Hanya Indonesia yang mengirim tiga peserta dari masyarakat sipil (civil society). Tak ada peneliti kampus, pelaku bisnis, atau pemerintah. Selain Southeast Asian Freedom of Expression (SAFEnet), dari mana aku hadir kali ini, peserta lain dari Indonesia adalah Masyarakat Anti Fitnah Indonesia (Mafindo) dan Purple Code, jaringan pegiat keamanan digital terutama untuk kelompok rentan.
Karena peserta yang dominan kalangan pemerintah, pelaku bisnis, dan peneliti itu, diskusi pun lebih banyak tentang bagaimana ancaman-ancaman siber saat ini terjadi kepada sektor bisnis dan pemerintah.
Presentasi dari Pusat Keselamatan Siber Universiti Kebangsaan Malaysia (UKM) mungkin bisa memberikan gambaran. Pada tahun lalu, sejumlah serangan siber terjadi pada negara-negara anggota ASEAN. Di Singapura, misalnya, terjadi pencurian data 850 staf Kementerian Pertahanan.
Di Vietnam, identitas sekitar 400 ribu pelanggan maskapai nasional dibobol. Di Filipina, 68 situs pemerintah telah diretas. Daftar korban bisa terus bertambah panjang dari tahun ke tahun.

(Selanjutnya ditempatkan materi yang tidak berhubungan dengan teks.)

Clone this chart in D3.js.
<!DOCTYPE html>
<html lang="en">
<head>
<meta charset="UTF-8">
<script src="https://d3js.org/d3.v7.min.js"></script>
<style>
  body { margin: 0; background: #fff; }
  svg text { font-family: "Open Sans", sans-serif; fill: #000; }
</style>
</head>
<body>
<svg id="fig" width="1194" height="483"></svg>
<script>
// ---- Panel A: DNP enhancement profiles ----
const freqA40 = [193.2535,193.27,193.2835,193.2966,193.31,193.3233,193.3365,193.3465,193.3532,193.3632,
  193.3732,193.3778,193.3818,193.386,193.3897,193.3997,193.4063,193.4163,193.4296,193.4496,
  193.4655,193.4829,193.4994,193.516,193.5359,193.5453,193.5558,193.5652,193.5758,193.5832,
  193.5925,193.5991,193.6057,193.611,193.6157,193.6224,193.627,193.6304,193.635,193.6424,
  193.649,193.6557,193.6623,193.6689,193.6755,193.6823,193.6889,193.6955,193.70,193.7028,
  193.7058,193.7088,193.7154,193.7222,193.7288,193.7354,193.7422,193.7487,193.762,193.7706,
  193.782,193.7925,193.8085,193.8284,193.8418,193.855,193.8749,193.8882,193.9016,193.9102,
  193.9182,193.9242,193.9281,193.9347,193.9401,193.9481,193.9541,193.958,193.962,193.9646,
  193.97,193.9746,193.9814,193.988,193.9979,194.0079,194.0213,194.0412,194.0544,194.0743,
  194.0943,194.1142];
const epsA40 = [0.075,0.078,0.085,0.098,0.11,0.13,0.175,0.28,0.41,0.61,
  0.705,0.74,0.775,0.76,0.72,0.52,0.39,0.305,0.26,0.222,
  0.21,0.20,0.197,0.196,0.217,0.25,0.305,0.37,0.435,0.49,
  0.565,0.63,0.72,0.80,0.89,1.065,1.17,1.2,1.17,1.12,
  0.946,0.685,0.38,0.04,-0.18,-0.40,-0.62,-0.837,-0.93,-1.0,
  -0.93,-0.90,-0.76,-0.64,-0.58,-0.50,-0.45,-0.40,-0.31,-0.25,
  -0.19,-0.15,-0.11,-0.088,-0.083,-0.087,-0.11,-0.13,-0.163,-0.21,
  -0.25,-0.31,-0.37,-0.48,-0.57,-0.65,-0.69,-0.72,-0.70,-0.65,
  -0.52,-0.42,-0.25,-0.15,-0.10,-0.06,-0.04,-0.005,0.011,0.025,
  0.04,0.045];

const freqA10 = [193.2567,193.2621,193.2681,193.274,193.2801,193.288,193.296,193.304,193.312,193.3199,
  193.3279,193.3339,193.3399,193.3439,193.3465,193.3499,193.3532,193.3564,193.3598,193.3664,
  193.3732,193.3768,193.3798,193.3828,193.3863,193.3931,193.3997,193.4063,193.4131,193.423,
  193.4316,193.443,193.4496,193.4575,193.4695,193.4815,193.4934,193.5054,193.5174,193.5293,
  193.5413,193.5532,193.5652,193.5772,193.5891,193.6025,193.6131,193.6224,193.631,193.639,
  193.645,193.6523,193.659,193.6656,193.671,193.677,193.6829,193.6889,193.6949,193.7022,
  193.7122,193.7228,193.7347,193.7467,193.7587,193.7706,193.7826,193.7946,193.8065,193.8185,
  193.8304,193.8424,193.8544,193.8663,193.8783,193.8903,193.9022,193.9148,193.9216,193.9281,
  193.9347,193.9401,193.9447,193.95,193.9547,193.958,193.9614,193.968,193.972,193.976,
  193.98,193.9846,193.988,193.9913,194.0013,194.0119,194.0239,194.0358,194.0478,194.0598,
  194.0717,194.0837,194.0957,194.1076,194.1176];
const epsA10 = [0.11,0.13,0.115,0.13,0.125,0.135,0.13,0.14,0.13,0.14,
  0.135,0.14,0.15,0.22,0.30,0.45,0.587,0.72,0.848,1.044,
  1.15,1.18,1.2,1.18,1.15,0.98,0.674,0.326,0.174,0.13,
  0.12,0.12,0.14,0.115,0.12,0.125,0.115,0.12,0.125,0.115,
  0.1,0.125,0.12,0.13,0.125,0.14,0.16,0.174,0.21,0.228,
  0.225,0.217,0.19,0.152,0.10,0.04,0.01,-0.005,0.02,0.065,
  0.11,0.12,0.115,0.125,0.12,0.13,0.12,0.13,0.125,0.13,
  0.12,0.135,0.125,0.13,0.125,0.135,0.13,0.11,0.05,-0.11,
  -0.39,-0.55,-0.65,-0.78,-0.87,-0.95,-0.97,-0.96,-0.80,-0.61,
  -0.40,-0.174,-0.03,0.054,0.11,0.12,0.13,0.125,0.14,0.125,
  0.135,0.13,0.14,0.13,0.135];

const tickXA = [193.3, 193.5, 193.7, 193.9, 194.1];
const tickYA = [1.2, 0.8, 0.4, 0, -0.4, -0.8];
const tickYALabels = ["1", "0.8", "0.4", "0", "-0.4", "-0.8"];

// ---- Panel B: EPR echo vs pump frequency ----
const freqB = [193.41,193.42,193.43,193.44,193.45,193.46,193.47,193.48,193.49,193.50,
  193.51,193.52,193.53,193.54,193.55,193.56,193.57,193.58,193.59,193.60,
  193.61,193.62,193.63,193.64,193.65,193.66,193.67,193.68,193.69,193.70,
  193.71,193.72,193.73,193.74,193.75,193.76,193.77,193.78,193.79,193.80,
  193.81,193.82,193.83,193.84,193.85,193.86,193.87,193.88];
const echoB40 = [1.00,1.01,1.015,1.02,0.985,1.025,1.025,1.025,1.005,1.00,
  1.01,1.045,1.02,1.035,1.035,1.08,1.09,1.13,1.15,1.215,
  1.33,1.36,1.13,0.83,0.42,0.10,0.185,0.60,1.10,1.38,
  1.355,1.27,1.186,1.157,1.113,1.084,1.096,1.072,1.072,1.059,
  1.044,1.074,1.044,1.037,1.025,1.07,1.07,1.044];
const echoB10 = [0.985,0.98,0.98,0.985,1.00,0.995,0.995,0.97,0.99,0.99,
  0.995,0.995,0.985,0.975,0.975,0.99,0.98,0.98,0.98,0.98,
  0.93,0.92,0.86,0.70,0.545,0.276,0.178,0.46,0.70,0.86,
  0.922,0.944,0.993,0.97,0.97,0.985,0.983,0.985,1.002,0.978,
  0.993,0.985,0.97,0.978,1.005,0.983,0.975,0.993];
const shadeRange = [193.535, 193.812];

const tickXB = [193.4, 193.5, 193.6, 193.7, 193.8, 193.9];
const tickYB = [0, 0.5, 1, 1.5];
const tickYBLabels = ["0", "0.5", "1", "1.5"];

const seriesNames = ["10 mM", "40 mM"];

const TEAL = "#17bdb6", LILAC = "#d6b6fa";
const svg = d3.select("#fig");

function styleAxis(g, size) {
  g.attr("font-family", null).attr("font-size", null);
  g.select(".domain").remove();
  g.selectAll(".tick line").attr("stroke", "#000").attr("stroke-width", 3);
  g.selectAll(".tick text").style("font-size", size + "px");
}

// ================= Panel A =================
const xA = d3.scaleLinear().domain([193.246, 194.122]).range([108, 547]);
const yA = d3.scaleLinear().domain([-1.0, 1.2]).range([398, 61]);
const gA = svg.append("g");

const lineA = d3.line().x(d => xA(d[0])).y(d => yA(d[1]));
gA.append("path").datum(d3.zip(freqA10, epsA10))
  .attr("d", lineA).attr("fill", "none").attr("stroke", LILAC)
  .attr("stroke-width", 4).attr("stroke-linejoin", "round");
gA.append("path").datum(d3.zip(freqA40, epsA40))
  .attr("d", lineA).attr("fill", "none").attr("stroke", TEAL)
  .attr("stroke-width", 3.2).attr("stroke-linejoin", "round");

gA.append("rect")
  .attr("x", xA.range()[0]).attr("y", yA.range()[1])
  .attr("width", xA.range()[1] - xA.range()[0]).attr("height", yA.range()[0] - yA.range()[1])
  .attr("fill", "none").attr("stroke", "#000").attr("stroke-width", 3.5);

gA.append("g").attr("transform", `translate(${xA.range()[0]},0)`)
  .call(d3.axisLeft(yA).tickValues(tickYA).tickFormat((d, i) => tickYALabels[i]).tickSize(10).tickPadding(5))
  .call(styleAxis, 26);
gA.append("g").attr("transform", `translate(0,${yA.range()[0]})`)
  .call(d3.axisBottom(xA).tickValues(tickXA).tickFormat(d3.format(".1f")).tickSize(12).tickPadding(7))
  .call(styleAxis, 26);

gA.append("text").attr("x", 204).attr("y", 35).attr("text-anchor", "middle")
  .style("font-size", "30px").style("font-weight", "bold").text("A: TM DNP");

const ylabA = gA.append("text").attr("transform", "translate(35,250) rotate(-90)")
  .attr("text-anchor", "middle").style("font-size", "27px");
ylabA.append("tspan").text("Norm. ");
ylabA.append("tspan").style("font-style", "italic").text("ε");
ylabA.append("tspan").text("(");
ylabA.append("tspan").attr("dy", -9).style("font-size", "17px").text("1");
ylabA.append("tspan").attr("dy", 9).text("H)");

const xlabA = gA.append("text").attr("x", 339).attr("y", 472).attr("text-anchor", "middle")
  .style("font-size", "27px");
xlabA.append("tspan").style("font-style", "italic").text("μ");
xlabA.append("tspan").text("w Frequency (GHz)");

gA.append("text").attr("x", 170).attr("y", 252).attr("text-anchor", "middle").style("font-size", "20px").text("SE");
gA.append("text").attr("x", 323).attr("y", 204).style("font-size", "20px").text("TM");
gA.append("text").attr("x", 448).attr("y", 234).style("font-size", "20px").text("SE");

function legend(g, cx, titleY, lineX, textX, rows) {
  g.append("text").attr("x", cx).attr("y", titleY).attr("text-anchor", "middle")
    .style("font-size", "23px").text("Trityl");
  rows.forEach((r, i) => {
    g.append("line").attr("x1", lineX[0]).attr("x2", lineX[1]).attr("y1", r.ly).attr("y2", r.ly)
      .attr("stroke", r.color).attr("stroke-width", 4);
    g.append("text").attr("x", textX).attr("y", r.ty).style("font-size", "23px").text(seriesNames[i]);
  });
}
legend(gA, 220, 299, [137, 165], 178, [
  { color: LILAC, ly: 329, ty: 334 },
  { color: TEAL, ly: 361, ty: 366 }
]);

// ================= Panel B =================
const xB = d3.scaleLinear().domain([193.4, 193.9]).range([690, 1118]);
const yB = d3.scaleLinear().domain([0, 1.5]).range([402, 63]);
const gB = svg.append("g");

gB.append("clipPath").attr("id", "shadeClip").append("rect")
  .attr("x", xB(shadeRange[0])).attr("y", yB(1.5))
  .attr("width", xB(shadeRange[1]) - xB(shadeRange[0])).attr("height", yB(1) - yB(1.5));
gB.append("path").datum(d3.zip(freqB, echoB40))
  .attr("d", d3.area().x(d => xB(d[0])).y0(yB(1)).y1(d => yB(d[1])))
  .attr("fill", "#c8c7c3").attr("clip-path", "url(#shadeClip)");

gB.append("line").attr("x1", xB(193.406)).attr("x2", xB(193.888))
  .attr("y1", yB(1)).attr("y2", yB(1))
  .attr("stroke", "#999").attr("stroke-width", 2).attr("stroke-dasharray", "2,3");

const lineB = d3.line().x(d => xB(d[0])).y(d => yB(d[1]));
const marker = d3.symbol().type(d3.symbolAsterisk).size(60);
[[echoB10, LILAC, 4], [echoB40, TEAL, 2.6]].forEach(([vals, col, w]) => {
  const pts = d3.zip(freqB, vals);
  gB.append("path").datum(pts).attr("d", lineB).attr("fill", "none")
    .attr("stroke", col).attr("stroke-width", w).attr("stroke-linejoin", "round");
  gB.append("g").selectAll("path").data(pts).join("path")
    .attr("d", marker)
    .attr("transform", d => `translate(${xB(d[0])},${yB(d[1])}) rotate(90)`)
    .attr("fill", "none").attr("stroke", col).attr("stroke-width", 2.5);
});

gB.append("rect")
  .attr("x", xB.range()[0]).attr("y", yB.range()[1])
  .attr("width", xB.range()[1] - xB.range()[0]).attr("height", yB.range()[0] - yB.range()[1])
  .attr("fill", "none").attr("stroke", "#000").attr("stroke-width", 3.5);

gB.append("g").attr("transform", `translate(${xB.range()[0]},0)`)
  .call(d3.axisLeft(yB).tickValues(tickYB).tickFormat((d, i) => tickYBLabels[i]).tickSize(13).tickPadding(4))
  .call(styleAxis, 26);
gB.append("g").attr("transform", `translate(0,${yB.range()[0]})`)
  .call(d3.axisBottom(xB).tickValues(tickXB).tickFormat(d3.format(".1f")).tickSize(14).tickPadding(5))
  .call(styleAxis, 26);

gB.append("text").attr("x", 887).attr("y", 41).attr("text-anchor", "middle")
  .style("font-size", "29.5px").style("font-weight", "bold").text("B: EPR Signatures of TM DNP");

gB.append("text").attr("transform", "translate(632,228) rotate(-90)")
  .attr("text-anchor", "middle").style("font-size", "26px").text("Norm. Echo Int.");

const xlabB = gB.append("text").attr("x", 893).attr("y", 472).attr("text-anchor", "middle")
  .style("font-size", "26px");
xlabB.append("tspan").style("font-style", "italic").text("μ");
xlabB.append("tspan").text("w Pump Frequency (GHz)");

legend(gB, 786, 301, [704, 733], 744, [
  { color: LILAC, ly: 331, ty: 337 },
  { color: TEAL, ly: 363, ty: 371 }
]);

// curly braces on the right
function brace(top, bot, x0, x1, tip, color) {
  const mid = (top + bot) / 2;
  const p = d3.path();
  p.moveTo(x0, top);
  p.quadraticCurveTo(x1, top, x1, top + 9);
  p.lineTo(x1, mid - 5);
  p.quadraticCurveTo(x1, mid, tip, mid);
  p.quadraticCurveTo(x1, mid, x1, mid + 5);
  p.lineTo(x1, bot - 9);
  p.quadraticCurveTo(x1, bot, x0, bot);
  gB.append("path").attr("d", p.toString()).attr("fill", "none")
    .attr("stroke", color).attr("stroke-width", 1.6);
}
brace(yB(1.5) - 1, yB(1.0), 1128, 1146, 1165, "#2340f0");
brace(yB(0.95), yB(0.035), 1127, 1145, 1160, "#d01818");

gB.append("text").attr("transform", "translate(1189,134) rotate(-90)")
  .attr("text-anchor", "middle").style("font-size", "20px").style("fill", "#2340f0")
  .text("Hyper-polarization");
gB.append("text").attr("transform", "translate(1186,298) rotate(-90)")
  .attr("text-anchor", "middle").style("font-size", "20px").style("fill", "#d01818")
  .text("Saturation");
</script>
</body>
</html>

Umumnya, korban berasal dari lembaga-lembaga pemerintah ataupun sektor bisnis. Dua kelompok ini paling banyak menjadi korban serangan siber. Belum banyak contoh dari kalangan warga sipil, selain posisi mereka sebagai konsumen, seperti kasus pencurian data pelanggan maskapai di Vietnam.
Para pelaku serangan siber paling tidak bisa dibedakan menjadi tiga: organisasi kejahatan, kelompok yang disponsori negara, dan pelaku tunggal.

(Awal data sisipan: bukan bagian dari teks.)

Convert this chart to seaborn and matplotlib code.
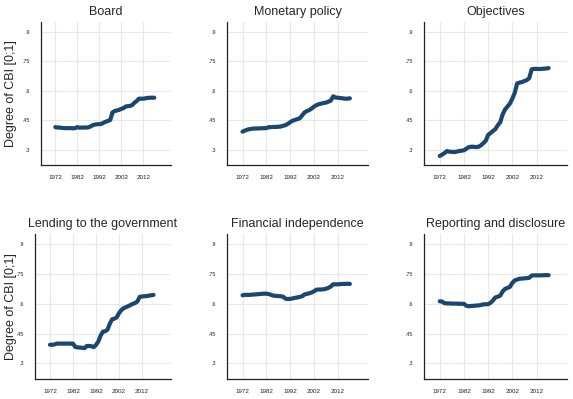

Tujuannya beda-beda. Organisasi kejahatan biasanya menyasar lembaga-lembaga besar. Motifnya semata uang. Adapun kelompok disponsori negara lebih banyak bertujuan politis. Mereka menarget negara lain atau kelompok-kelompok pembangkang.
Pelaku tunggal kalau bukan untuk coba-coba ya untuk mencari uang.
Selain bentuk-bentuk serangan konvensional semacam pencurian data pengguna dan pembobolan situs lembaga tertentu, ancaman baru yang juga dibahas adalah maraknya berita palsu, penghinaan pada negara, pencemaran nama baik, ujaran kebencian, dan semacamnya.
Pada titik inilah mulai muncul aroma otoritarian khas negara-negara di Asia Tenggara. Kamboja dan Vietnam paling getol berbicara tentang pemberangusan kelomopok-kelompok pembangkang pemerintah atas nama stabilitas nasional.
Peserta dari Kamboja, yang juga pejabat tinggi kepolisian, misalnya, menyatakan bahwa pembredelan media-media kritis di negaranya merupakan tindakan wajar untuk kepentingan lebih besar. Begitu pula bagi peserta dari Malaysia, keduanya dari peneliti kampus, yang justru mendukung pengesahan Undang-Undang (UU) Anti Berita Bohong (fakenews).
Singapura setali tiga uang. Bagi mereka, pembatasan kebebasan di negerinya justru sesuatu yang mereka benarkan dan dukung. Alasannya lagi-lagi untuk kepentingan Negara. Toh warganya sejahtera dan bahagia.
“Kenapa pemerintah harus disalahkan? Buktinya rakyat mendukung. Mereka kami pilih secara demokratis tiap pemilu. Jadi kami harus dukung apapun yang mereka anggap baik untuk negeri ini,” kata salah satu dari mereka.
Pendapat sebagian besar peserta bisa mencerminkan sikap pemerintah negara-negara anggota ASEAN. Jika dilihat, hampir semua negara bertetangga ini memang makin tidak ramah terhadap pengguna Internet di negaranya sendiri. Indonesia termasuk di dalamnya.
Hanya karena mengkritik sesuatu, lalu dicap sebagai ujaran kebencian. Hanya karena mempertanyakan kebijakan penguasa, lalu dilaporkan ke polisi. Jika hal-hal ini terus terjadi, Indonesia mungkin segera lebih parah dibanding negara-negara represif lainnya.